In: Uncategorized
31 Aug 2008Yesterday’s New York Times included a useful review of the assaults on the notion of GDP. It reminded readers that as long ago as 40 years ago it was attacked by Robert F Kennedy who said it: “measures everything, in short, except that which makes life worthwhile.” The article also welcomed the review of GDP as a measure of well-being in France and suggested it might apply to America too:
“We may be in the early stages in the United States of recognizing that the gross domestic product is very misleading and something must be done to get better measures of well-being,” said Amartya Sen, a Nobel laureate in economics at Harvard. Professor Sen and Joseph Stiglitz, a Nobel laureate at Columbia, are co-chairmen of a commission recently appointed by Nicolas Sarkozy, the French president, to come up with a better measure for France. While Mr. Sarkozy’s goal is to showcase a ‘quality of life’ at odds with the country’s weak G.D.P., the high-profile effort might yield dividends here as well as abroad.”

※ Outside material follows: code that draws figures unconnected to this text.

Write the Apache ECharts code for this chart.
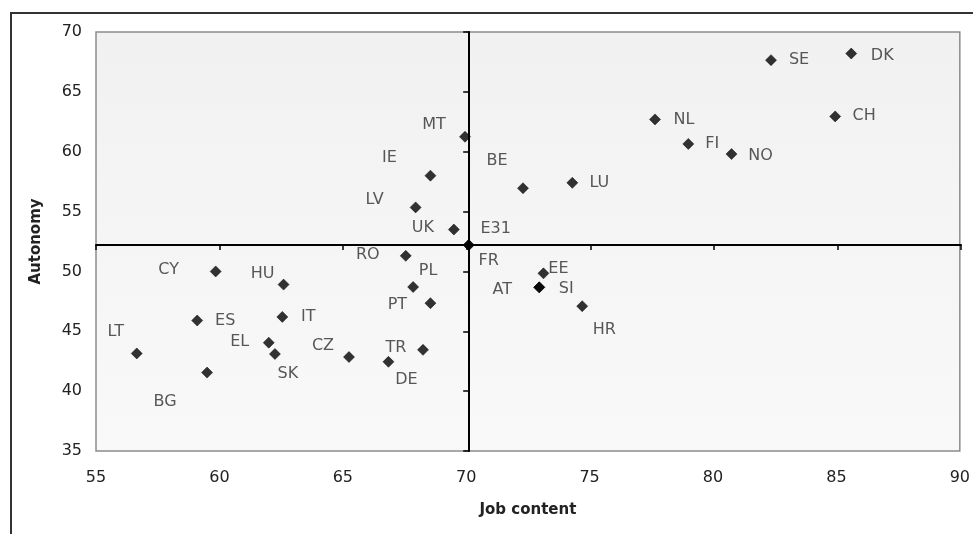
<!DOCTYPE html>
<html>
<head>
<meta charset="utf-8">
<script src="https://cdn.jsdelivr.net/npm/echarts@6/dist/echarts.min.js"></script>
<style>
html,body{margin:0;padding:0;background:#fff;}
#chart{width:973px;height:534px;}
</style>
</head>
<body>
<div id="chart"></div>
<script>
// ---- data ----
const countries = ['SE','DK','NL','FI','NO','CH','MT','IE','LV','UK','BE','LU','E31','FR','RO','PL','PT','CZ','TR','DE','EE','AT','SI','HR','CY','HU','IT','ES','LT','BG','EL','SK'];
const jobContent = [82.35,85.6,77.65,79.0,80.75,84.95,69.95,68.55,67.95,69.5,72.3,74.3,70.1,70.1,67.55,67.85,68.55,65.25,68.25,66.85,73.13,72.96,72.96,74.7,59.85,62.6,62.55,59.1,56.65,59.5,62.0,62.25];
const autonomy   = [67.65,68.2,62.7,60.65,59.8,62.95,61.25,58.0,55.35,53.5,56.95,57.4,52.2,52.2,51.3,48.7,47.35,42.85,43.45,42.45,49.84,48.67,48.67,47.1,50.0,48.9,46.2,45.9,43.15,41.55,44.05,43.1];
const xTicks = [55,60,65,70,75,80,85,90];
const yTicks = [35,40,45,50,55,60,65,70];
const crossX = 70.1;   // E31 job content
const crossY = 52.2;   // E31 autonomy

// ---- label placement (style) ----
const labelOffset = {
  SE:[28,0], DK:[31,2], NL:[29,0], FI:[24,0], NO:[29,2], CH:[29,-1],
  MT:[-31,-12], IE:[-41,-18], LV:[-41,-8], UK:[-31,-2], BE:[-26,-27], LU:[27,0],
  E31:[27,-16], FR:[20,16], RO:[-38,-1], PL:[15,-16], PT:[-33,2], CZ:[-26,-11],
  TR:[-27,-2], DE:[18,18], EE:[15,-5], AT:[-37,2], SI:[27,1], HR:[22,24],
  CY:[-47,-2], HU:[-21,-11], IT:[26,0], ES:[28,0], LT:[-21,-22], BG:[-42,29],
  EL:[-29,-1], SK:[13,20]
};

const FONT = 'DejaVu Sans';
const L = 96, R = 12, T = 32, B = 83;
const W = 973, H = 534;
const plotW = W - L - R, plotH = H - T - B;
const xMin = xTicks[0], xMax = xTicks[xTicks.length-1];
const yMin = yTicks[0], yMax = yTicks[yTicks.length-1];
const crossPxY = T + (yMax - crossY) / (yMax - yMin) * plotH;
const crossPxX = L + (crossX - xMin) / (xMax - xMin) * plotW;

const pts = countries.map((c,i)=>({
  name:c, value:[jobContent[i], autonomy[i]],
  label:{offset: labelOffset[c]}
}));

const chart = echarts.init(document.getElementById('chart'), null, {renderer:'canvas'});
chart.setOption({
  animation:false,
  backgroundColor:'#fff',
  graphic:[{type:'rect', shape:{x:11,y:13,width:1100,height:700}, style:{fill:'none',stroke:'#333',lineWidth:2}, z:-1}],
  grid:[
    {left:L, right:R, top:T, bottom:B, show:true, borderColor:'#8c8c8c', borderWidth:1.5,
     backgroundColor:{type:'linear',x:0,y:0,x2:0,y2:1,colorStops:[{offset:0,color:'#f1f1f1'},{offset:1,color:'#f9f9f9'}]}},
    {left:L, right:R, top:T, height:crossPxY - T},
    {left:crossPxX, right:R, top:T, bottom:B}
  ],
  xAxis:[
    {gridIndex:0, type:'value', min:xMin, max:xMax, interval:5,
     name:'Job content', nameLocation:'middle', nameGap:52,
     nameTextStyle:{fontFamily:FONT, fontWeight:'bold', fontSize:15, color:'#222'},
     axisLine:{show:false}, axisTick:{show:false}, splitLine:{show:false},
     axisLabel:{fontFamily:FONT, fontSize:16, color:'#222', margin:19}},
    {gridIndex:1, type:'value', min:xMin, max:xMax, interval:5, position:'bottom',
     axisLine:{show:true, lineStyle:{color:'#000', width:2}},
     axisTick:{show:true, length:5, lineStyle:{color:'#000', width:1.5}},
     axisLabel:{show:false}, splitLine:{show:false}},
    {gridIndex:2, type:'value', min:crossX, max:xMax, show:false}
  ],
  yAxis:[
    {gridIndex:0, type:'value', min:yMin, max:yMax, interval:5,
     name:'Autonomy', nameLocation:'middle', nameGap:52, nameRotate:90,
     nameTextStyle:{fontFamily:FONT, fontWeight:'bold', fontSize:15, color:'#222'},
     axisLine:{show:false}, axisTick:{show:false}, splitLine:{show:false},
     axisLabel:{fontFamily:FONT, fontSize:16, color:'#222', margin:14}},
    {gridIndex:1, type:'value', min:crossY, max:yMax, show:false},
    {gridIndex:2, type:'value', min:yMin, max:yMax, interval:5, position:'left',
     axisLine:{show:true, lineStyle:{color:'#000', width:2}},
     axisTick:{show:true, length:6, lineStyle:{color:'#000', width:1.5}},
     axisLabel:{show:false}, splitLine:{show:false}}
  ],
  series:[{
    type:'scatter', xAxisIndex:0, yAxisIndex:0, z:5,
    symbol:'diamond', symbolSize:11,
    itemStyle:{color:'#000', borderColor:'#000', borderWidth:0.6},
    label:{show:true, position:'inside', formatter:'{b}', align:'center', verticalAlign:'middle',
      fontFamily:FONT, fontSize:16, color:'#2e2e2e'},
    data:pts
  }]
});
</script>
</body>
</html>
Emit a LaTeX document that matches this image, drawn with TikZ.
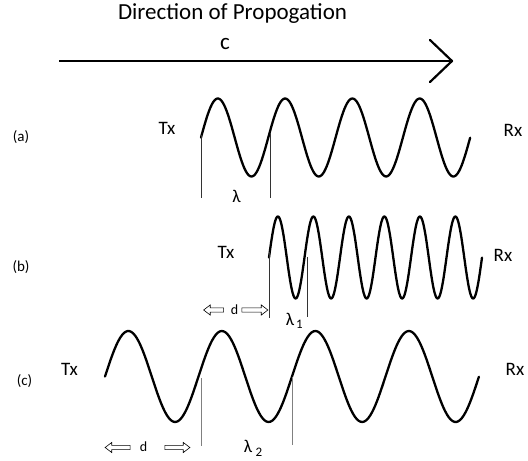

Ultimately, as I have previously argued, there is less to these attacks than meets the eye. It would be hard to find someone who argues that GDP is a perfect indicator of well-being. But it does not follow that there is no relationship between rising prosperity and well-being. If there is a problem with GDP in this respect it is that it underestimates the benefits of prosperity to human welfare.